SET PROBLEM: Start at the line where "Recreate this image as a component" appears and end at the line where "Chart.register(...registerables);" appears; repeat those lines exactly, both ends included, leaving pictures behind.

──────── DATA SHOWN

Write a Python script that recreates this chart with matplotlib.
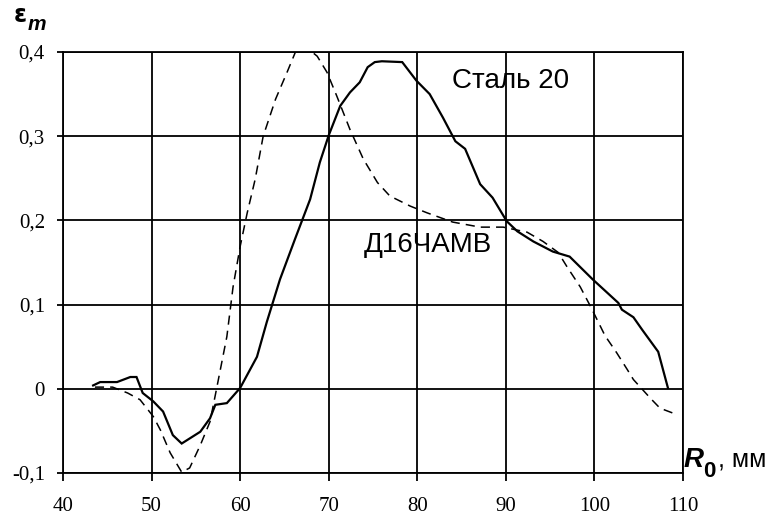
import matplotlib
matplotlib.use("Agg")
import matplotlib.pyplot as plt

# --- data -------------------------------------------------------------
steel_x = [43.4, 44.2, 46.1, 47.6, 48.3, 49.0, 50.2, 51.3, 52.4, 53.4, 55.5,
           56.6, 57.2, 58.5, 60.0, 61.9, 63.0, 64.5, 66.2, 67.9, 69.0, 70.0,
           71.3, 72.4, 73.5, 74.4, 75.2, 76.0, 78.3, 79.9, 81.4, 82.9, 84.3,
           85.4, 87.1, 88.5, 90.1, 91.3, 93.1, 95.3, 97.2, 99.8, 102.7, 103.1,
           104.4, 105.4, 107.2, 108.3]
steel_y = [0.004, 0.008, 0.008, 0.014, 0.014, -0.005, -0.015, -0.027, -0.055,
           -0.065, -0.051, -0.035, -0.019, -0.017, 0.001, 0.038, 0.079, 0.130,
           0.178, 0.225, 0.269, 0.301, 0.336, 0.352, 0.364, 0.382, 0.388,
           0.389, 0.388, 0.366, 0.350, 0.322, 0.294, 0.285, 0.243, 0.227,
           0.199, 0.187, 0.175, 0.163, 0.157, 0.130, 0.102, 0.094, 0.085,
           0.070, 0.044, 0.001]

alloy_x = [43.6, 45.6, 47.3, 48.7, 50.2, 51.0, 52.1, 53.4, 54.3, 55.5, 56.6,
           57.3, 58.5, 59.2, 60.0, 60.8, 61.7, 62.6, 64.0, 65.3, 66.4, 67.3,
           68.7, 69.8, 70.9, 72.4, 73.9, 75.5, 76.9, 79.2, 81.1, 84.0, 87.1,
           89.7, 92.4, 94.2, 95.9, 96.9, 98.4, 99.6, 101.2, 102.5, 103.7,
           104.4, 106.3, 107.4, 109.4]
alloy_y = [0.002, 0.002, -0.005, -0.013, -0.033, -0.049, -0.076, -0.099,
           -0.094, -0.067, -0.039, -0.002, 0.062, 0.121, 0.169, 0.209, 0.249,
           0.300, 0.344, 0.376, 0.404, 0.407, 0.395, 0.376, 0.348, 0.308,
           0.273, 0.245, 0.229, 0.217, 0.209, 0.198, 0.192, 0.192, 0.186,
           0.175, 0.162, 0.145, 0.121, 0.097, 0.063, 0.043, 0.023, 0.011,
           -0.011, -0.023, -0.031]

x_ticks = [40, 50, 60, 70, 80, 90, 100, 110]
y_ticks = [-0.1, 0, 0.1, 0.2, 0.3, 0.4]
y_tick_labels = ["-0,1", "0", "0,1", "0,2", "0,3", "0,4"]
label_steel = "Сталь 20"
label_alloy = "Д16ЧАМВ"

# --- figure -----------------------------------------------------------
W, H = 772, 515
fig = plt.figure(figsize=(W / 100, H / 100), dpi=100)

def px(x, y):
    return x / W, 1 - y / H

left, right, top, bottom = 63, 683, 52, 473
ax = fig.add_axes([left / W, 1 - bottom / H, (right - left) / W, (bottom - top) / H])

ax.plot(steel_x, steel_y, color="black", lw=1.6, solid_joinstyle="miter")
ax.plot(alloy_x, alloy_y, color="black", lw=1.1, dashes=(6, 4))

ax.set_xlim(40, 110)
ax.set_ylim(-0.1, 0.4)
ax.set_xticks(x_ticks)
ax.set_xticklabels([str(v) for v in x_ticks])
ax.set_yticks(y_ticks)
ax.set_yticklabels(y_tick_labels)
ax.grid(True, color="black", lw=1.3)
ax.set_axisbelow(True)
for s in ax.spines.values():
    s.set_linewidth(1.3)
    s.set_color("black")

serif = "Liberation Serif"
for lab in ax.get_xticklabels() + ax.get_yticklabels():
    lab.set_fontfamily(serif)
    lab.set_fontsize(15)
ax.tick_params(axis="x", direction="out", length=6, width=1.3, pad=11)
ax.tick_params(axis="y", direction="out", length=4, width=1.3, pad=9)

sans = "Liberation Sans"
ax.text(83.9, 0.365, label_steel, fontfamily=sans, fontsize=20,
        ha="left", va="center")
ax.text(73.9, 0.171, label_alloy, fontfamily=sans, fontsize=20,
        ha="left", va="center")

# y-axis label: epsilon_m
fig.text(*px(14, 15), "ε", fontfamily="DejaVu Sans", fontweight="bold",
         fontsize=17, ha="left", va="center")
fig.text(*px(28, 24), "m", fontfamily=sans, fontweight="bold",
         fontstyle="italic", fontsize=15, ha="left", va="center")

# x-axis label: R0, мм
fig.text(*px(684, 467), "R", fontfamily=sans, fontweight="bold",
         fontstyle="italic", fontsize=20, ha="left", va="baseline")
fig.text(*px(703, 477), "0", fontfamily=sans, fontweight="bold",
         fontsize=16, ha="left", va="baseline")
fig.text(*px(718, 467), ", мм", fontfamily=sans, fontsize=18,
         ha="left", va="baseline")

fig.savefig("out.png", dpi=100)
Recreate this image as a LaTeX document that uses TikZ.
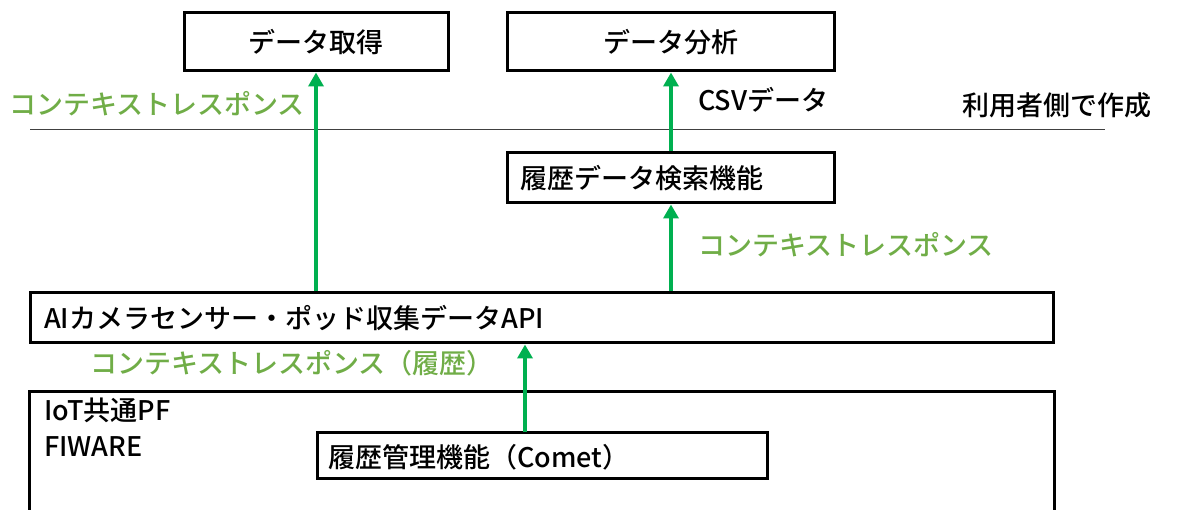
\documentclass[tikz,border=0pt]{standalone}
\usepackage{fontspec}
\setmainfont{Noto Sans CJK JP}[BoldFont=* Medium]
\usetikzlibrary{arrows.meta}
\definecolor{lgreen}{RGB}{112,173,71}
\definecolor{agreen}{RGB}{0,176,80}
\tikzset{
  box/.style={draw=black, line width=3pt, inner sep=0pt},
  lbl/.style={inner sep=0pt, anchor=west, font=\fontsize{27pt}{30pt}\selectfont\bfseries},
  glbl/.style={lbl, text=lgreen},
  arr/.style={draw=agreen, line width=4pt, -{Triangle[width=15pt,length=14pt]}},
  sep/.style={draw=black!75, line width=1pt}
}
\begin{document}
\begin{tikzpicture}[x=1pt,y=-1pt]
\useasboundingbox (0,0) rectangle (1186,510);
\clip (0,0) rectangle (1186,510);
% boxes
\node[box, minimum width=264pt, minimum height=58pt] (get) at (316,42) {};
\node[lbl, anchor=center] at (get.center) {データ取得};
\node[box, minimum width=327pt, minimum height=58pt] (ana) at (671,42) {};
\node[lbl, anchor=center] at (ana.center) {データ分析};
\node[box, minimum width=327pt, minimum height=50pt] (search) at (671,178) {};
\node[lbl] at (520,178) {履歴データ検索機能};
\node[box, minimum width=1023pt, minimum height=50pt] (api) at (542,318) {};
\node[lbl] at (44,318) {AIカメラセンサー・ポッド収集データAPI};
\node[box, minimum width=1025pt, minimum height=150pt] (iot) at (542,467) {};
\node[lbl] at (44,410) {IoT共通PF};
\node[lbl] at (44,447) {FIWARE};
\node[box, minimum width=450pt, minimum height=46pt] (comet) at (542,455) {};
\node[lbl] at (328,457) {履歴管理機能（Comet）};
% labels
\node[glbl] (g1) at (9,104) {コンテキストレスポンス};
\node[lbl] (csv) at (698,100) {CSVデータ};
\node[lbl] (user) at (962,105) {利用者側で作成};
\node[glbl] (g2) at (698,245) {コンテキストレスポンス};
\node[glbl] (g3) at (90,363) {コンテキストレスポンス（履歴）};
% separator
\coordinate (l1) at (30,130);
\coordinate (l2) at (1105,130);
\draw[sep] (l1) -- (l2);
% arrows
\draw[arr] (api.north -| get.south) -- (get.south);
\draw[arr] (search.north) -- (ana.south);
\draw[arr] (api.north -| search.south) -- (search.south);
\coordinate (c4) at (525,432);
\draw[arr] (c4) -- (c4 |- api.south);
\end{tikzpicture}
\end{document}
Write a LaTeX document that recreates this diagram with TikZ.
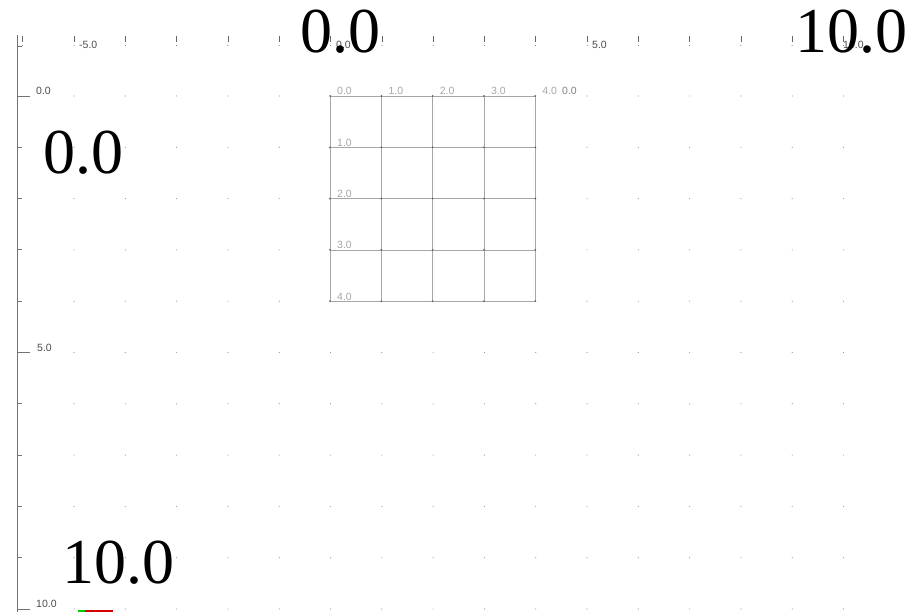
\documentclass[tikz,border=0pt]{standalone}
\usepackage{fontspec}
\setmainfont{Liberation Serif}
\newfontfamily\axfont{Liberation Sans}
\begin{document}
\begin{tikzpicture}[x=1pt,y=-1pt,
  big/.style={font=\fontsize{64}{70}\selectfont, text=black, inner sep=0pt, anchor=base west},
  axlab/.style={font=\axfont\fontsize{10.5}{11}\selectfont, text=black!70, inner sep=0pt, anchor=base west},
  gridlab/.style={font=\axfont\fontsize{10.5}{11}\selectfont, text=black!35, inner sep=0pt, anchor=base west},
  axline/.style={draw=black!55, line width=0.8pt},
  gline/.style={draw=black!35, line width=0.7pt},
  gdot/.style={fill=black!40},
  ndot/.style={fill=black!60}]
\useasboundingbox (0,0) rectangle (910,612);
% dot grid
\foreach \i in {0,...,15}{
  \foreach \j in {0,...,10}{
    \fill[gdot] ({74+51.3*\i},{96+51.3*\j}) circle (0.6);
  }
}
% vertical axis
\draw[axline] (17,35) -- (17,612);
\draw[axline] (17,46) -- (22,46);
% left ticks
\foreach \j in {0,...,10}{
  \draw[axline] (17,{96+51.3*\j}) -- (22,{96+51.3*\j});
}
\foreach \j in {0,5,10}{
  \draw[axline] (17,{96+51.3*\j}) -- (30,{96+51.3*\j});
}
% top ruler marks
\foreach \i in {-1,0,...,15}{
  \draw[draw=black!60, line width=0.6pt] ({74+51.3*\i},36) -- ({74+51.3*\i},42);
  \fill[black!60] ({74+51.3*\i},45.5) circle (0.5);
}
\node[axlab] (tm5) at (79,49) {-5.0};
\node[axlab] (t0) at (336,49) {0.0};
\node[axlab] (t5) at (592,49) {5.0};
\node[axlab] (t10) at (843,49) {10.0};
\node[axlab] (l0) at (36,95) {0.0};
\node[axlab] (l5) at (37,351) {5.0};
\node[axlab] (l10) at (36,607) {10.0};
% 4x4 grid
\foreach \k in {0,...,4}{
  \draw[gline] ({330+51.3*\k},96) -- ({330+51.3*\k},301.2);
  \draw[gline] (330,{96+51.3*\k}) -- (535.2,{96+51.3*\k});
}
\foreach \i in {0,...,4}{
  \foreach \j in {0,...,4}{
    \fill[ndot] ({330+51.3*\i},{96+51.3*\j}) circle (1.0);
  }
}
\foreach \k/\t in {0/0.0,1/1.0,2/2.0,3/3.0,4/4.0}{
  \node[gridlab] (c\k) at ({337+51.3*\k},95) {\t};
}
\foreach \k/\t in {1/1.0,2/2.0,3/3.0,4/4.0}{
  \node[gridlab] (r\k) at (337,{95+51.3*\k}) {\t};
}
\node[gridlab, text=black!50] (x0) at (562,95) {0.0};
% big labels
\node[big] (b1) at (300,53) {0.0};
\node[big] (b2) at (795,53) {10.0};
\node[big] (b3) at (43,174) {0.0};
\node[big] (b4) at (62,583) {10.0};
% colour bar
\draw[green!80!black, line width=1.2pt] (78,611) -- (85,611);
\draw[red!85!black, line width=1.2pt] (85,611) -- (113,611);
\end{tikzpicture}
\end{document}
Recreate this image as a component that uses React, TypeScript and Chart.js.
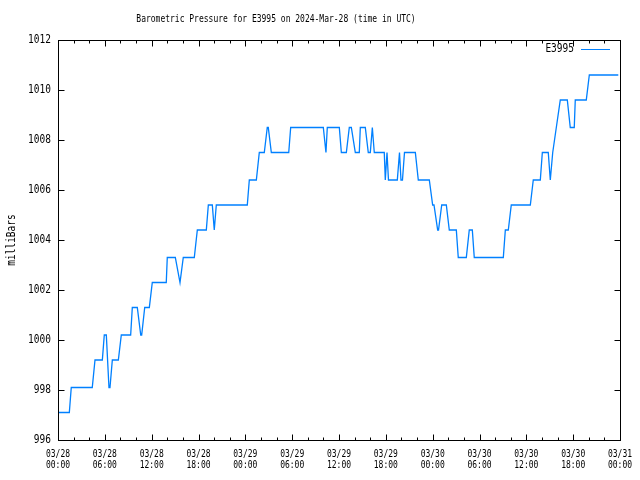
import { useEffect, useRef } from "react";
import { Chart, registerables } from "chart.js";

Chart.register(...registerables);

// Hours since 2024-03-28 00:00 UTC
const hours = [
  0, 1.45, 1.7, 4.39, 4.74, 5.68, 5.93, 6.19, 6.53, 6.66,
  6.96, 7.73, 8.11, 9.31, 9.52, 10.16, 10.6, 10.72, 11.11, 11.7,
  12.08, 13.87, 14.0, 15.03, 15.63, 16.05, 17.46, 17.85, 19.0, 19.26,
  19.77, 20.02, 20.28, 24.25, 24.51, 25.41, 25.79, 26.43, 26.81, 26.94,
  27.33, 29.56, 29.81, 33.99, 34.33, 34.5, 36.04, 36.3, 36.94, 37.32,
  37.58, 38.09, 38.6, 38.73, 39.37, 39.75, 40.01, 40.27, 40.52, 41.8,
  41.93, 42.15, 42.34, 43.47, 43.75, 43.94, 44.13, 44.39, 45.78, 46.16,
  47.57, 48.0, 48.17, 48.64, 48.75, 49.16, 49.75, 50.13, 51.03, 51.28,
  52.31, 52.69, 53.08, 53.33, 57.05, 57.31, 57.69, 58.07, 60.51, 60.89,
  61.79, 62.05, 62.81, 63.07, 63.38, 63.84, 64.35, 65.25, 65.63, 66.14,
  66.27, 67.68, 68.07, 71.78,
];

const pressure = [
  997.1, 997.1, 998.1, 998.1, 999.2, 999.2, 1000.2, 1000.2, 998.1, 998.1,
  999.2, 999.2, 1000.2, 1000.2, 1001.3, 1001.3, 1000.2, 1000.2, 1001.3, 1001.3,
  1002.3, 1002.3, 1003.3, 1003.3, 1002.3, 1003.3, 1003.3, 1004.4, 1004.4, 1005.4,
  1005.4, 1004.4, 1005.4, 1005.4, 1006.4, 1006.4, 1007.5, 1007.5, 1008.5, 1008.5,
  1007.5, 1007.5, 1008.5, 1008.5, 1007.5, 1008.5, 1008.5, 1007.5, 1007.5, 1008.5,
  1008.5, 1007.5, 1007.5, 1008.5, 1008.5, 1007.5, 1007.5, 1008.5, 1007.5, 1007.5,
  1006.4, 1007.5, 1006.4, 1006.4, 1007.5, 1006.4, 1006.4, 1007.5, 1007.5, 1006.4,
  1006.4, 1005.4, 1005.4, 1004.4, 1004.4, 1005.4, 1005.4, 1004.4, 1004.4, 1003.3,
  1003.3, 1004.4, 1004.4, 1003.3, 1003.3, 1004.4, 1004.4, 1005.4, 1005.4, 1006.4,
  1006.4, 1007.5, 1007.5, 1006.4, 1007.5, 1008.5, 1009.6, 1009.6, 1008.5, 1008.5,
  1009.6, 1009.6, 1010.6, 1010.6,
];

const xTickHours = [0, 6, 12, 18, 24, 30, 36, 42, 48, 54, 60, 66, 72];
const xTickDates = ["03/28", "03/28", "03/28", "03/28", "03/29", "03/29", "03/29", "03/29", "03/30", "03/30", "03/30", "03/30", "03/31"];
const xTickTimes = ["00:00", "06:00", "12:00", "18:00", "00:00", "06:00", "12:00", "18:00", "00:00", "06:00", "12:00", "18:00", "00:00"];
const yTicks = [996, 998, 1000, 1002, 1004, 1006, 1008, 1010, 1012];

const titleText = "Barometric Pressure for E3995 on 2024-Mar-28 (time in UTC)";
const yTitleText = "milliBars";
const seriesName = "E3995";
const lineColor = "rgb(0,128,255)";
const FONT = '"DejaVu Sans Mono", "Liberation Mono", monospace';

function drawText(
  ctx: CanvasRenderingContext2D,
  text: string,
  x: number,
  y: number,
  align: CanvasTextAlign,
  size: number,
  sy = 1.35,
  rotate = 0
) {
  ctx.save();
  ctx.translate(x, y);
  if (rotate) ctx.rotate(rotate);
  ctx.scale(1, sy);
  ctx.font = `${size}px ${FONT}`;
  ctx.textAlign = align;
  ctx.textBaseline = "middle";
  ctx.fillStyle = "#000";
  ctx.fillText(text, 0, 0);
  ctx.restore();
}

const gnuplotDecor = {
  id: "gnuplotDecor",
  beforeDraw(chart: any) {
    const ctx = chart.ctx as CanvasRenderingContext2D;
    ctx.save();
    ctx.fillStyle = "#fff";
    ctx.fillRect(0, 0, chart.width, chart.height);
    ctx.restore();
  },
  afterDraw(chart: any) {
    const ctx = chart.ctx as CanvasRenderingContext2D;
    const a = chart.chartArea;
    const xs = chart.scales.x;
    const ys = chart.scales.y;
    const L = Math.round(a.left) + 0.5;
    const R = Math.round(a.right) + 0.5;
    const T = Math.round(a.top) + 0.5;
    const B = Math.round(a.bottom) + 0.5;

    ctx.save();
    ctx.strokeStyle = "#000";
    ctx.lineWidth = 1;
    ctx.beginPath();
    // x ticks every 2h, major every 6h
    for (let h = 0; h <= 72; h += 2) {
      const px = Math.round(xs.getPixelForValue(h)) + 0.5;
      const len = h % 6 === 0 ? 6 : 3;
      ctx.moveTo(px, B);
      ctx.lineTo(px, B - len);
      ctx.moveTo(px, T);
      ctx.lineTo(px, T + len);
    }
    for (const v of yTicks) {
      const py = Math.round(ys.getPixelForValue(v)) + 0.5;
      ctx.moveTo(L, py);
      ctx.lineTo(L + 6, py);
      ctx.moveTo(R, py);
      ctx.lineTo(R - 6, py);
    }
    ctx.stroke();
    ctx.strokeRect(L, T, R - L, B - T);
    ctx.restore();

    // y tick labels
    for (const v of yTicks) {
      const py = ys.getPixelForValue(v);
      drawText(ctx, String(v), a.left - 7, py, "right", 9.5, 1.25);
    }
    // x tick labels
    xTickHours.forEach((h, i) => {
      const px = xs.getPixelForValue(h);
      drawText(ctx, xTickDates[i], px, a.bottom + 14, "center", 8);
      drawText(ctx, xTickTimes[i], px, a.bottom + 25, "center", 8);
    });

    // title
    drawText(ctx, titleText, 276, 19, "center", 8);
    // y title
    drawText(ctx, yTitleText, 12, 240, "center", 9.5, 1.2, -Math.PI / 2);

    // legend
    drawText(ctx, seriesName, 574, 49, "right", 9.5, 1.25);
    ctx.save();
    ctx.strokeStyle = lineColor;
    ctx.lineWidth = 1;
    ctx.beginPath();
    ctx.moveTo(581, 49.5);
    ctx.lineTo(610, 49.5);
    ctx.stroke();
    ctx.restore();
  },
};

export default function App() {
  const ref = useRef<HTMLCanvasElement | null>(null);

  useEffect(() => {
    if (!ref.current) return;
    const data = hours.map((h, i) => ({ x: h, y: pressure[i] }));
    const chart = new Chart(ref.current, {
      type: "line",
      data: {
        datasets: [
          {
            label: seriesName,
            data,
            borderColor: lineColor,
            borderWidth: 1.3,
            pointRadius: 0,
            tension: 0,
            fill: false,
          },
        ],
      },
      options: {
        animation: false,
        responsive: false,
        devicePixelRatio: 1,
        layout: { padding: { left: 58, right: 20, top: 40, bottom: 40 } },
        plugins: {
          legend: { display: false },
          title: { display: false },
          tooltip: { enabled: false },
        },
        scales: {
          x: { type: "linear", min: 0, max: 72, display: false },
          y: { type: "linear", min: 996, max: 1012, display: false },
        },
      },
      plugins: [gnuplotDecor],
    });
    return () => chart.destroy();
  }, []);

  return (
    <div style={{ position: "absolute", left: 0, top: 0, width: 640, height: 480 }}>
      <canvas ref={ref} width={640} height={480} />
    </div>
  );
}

────────────────

SOLUTION:
Recreate this image as a component that uses React, TypeScript and Chart.js.
import { useEffect, useRef } from "react";
import { Chart, registerables } from "chart.js";

Chart.register(...registerables);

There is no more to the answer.